En linguistique, le métaplasme est l'altération possible d'un mot par adjonction, suppression ou inversion de sons ou de lettres. Le métaplasme se distingue de la simple faute — d'orthographe ou d'articulation — en cela qu'il est consacré par l'usage ou, autrement dit, qu'on le trouve chez les bons auteurs.

Métaplasme vient du grec μετα-πλασμός, terme de grammaire qui désignait le fait de créer des formes fléchies à partir de noms qui n'avaient pas de nominatif ou de verbes qui n'avaient pas de présent. Le préfixe μετα- [meta] ayant le sens vague de « à côté, au milieu, avec » et le verbe πλάσσω [plássō] celui de mouler ou de plâtrer, on est en plein dans l'artisanat.
Évoquons quelques métaplasmes.

L'anaptyxe, injustement oublié par Mallarmé sur les crédences du Sonnet en x, est simplement l'insertion d'un phonème entre deux consonnes, c'est le contraire d'un amuissement, on en rajoute. Le mot vient du grec ἀνά-πτυξις [anáptuxis] « ouverture, béance », où le préfixe ανα- [ana] signifie « au contraire » et le verbe πτώσσω [ptússō] « resserrer ».
Mais il y a anaptyxe et anaptyxe, voyons leurs deux formes.

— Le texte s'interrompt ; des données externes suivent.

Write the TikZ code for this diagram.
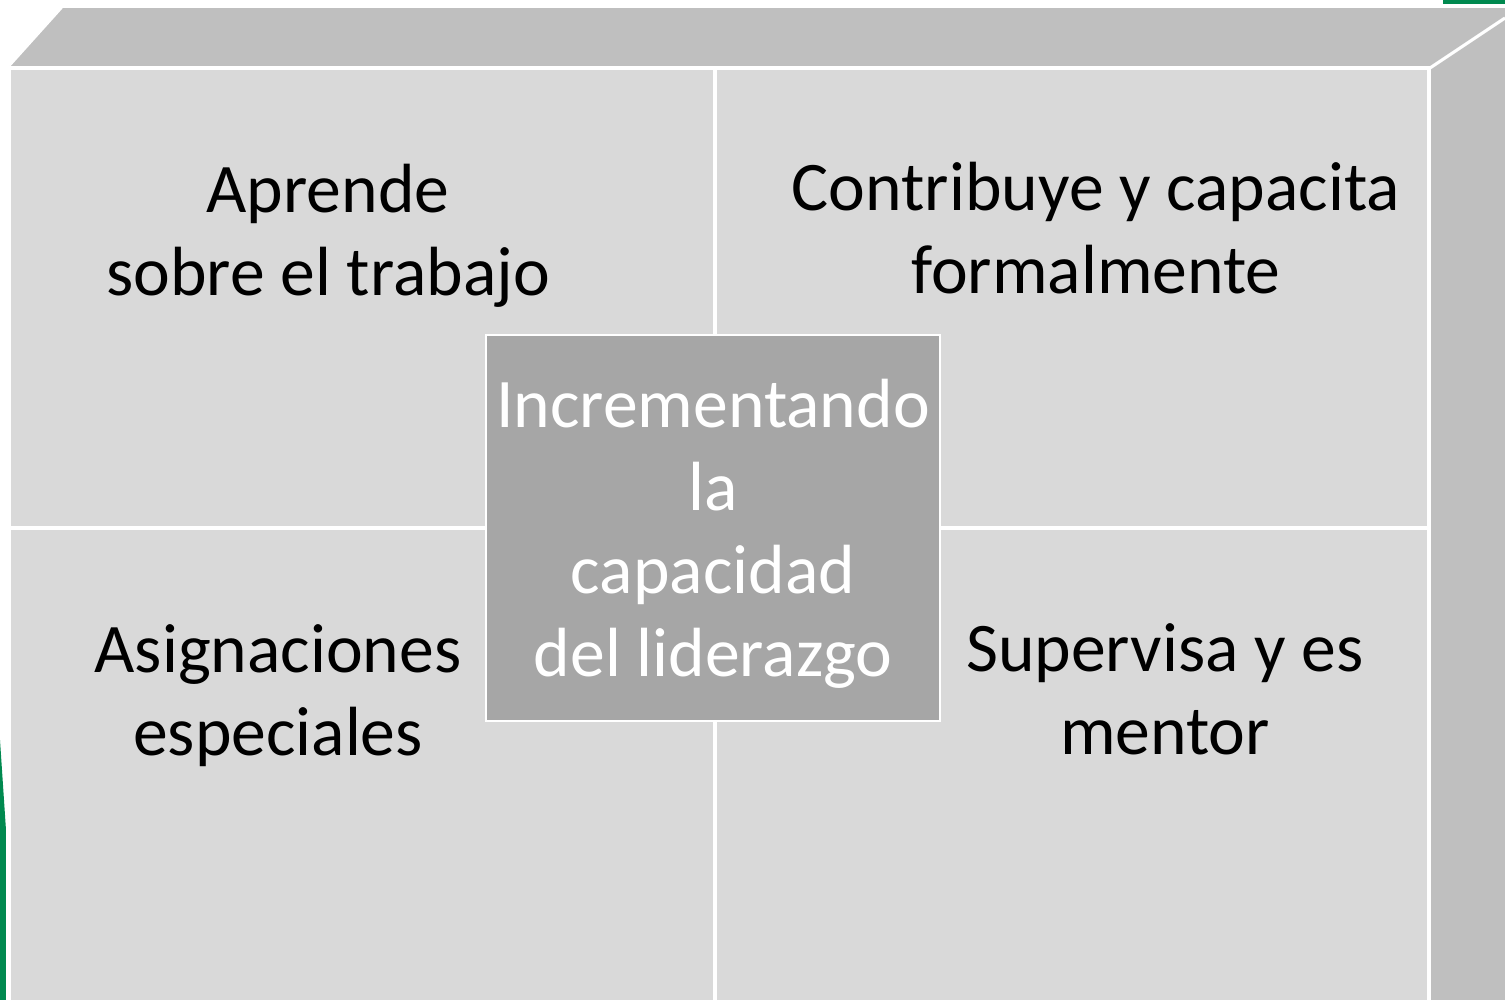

L'épenthèse fut assez fréquente en passant du latin au français, c'est l'ajout d'une consonne de transition entre deux autres difficiles à articuler successivement. Ça s'est produit, par exemple, quand la chute d'une voyelle atone a mis en contact une nasale et une liquide : naturellement, au moment où la nasalisation s'interrompt, l'occlusive correspondante (b ou d) apparaît, d'abord furtivement, puis fermement :
• lat. camera > *camre > chambre ; lat. numerus > *numre > nombre ; lat. cumulus > *cumle > comble
• lat. cenere > *cenre > cendre ; lat. ponere > *ponre > pondre
Déjà, en grec ancien, ἐπ-έν-θεσις [epéntʰesis] était l'adjonction d'une lettre, de ἐπι- « sur », ἐν- « dans » et τίθημι « poser » :
• nominatif ἀνήρ [anēr] « homme (mâle) » > génitif *ἀνρός [anrós] > ἀνδρός [andrós]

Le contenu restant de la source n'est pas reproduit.